Job: Would you return all of this data exactly, leaving nothing out?

Data shown:
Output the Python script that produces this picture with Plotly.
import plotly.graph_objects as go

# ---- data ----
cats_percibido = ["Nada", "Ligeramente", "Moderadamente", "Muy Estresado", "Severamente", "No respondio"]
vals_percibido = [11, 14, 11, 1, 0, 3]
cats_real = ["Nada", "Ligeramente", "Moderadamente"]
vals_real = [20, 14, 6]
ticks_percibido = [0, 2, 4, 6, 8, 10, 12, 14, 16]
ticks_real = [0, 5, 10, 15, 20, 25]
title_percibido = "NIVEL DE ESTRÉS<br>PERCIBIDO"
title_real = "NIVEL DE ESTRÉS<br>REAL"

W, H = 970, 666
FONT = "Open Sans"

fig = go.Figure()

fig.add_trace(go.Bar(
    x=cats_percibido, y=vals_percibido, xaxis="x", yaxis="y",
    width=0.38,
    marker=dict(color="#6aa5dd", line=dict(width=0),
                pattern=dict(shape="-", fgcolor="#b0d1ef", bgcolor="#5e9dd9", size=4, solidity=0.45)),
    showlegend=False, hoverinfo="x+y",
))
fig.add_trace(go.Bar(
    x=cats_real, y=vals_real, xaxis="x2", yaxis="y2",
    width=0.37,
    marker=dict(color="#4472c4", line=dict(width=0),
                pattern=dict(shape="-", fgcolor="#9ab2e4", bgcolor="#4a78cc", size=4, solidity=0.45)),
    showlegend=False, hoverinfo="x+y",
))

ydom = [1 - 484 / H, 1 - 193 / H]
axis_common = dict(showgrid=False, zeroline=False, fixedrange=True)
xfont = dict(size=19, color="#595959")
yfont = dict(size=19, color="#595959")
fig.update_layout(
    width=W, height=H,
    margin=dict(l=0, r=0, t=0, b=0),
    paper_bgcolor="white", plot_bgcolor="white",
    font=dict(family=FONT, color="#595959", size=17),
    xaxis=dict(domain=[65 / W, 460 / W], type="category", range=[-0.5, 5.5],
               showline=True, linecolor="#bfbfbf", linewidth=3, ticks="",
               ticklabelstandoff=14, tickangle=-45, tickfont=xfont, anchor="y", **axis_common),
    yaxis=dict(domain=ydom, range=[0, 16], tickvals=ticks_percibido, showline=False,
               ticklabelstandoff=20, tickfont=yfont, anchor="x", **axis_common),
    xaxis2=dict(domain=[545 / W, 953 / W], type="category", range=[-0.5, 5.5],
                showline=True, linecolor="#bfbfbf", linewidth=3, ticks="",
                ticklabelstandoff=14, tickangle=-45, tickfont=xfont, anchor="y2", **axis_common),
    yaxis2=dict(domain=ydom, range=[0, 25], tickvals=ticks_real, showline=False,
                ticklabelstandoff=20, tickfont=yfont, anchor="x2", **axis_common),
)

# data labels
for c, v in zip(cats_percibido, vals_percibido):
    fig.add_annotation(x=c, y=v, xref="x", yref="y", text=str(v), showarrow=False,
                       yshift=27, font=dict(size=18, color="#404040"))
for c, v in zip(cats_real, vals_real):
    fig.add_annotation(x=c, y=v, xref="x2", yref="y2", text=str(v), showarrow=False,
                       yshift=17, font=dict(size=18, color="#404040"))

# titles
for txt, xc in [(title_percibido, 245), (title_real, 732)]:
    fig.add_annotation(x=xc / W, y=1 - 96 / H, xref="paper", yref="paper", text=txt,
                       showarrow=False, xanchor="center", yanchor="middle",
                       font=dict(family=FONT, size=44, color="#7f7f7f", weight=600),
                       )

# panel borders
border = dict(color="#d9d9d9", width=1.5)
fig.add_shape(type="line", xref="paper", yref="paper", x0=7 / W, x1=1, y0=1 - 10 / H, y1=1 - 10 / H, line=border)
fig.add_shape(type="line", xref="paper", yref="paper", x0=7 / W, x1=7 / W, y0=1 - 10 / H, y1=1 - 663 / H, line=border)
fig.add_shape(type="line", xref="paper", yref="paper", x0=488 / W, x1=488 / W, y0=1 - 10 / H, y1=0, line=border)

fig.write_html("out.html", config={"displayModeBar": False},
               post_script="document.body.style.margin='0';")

Result for this exercise:
Output the Python script that produces this picture with Plotly.
import plotly.graph_objects as go

# ---- data ----
cats_percibido = ["Nada", "Ligeramente", "Moderadamente", "Muy Estresado", "Severamente", "No respondio"]
vals_percibido = [11, 14, 11, 1, 0, 3]
cats_real = ["Nada", "Ligeramente", "Moderadamente"]
vals_real = [20, 14, 6]
ticks_percibido = [0, 2, 4, 6, 8, 10, 12, 14, 16]
ticks_real = [0, 5, 10, 15, 20, 25]
title_percibido = "NIVEL DE ESTRÉS<br>PERCIBIDO"
title_real = "NIVEL DE ESTRÉS<br>REAL"

W, H = 970, 666
FONT = "Open Sans"

fig = go.Figure()

fig.add_trace(go.Bar(
    x=cats_percibido, y=vals_percibido, xaxis="x", yaxis="y",
    width=0.38,
    marker=dict(color="#6aa5dd", line=dict(width=0),
                pattern=dict(shape="-", fgcolor="#b0d1ef", bgcolor="#5e9dd9", size=4, solidity=0.45)),
    showlegend=False, hoverinfo="x+y",
))
fig.add_trace(go.Bar(
    x=cats_real, y=vals_real, xaxis="x2", yaxis="y2",
    width=0.37,
    marker=dict(color="#4472c4", line=dict(width=0),
                pattern=dict(shape="-", fgcolor="#9ab2e4", bgcolor="#4a78cc", size=4, solidity=0.45)),
    showlegend=False, hoverinfo="x+y",
))

ydom = [1 - 484 / H, 1 - 193 / H]
axis_common = dict(showgrid=False, zeroline=False, fixedrange=True)
xfont = dict(size=19, color="#595959")
yfont = dict(size=19, color="#595959")
fig.update_layout(
    width=W, height=H,
    margin=dict(l=0, r=0, t=0, b=0),
    paper_bgcolor="white", plot_bgcolor="white",
    font=dict(family=FONT, color="#595959", size=17),
    xaxis=dict(domain=[65 / W, 460 / W], type="category", range=[-0.5, 5.5],
               showline=True, linecolor="#bfbfbf", linewidth=3, ticks="",
               ticklabelstandoff=14, tickangle=-45, tickfont=xfont, anchor="y", **axis_common),
    yaxis=dict(domain=ydom, range=[0, 16], tickvals=ticks_percibido, showline=False,
               ticklabelstandoff=20, tickfont=yfont, anchor="x", **axis_common),
    xaxis2=dict(domain=[545 / W, 953 / W], type="category", range=[-0.5, 5.5],
                showline=True, linecolor="#bfbfbf", linewidth=3, ticks="",
                ticklabelstandoff=14, tickangle=-45, tickfont=xfont, anchor="y2", **axis_common),
    yaxis2=dict(domain=ydom, range=[0, 25], tickvals=ticks_real, showline=False,
                ticklabelstandoff=20, tickfont=yfont, anchor="x2", **axis_common),
)

# data labels
for c, v in zip(cats_percibido, vals_percibido):
    fig.add_annotation(x=c, y=v, xref="x", yref="y", text=str(v), showarrow=False,
                       yshift=27, font=dict(size=18, color="#404040"))
for c, v in zip(cats_real, vals_real):
    fig.add_annotation(x=c, y=v, xref="x2", yref="y2", text=str(v), showarrow=False,
                       yshift=17, font=dict(size=18, color="#404040"))

# titles
for txt, xc in [(title_percibido, 245), (title_real, 732)]:
    fig.add_annotation(x=xc / W, y=1 - 96 / H, xref="paper", yref="paper", text=txt,
                       showarrow=False, xanchor="center", yanchor="middle",
                       font=dict(family=FONT, size=44, color="#7f7f7f", weight=600),
                       )

# panel borders
border = dict(color="#d9d9d9", width=1.5)
fig.add_shape(type="line", xref="paper", yref="paper", x0=7 / W, x1=1, y0=1 - 10 / H, y1=1 - 10 / H, line=border)
fig.add_shape(type="line", xref="paper", yref="paper", x0=7 / W, x1=7 / W, y0=1 - 10 / H, y1=1 - 663 / H, line=border)
fig.add_shape(type="line", xref="paper", yref="paper", x0=488 / W, x1=488 / W, y0=1 - 10 / H, y1=0, line=border)

fig.write_html("out.html", config={"displayModeBar": False},
               post_script="document.body.style.margin='0';")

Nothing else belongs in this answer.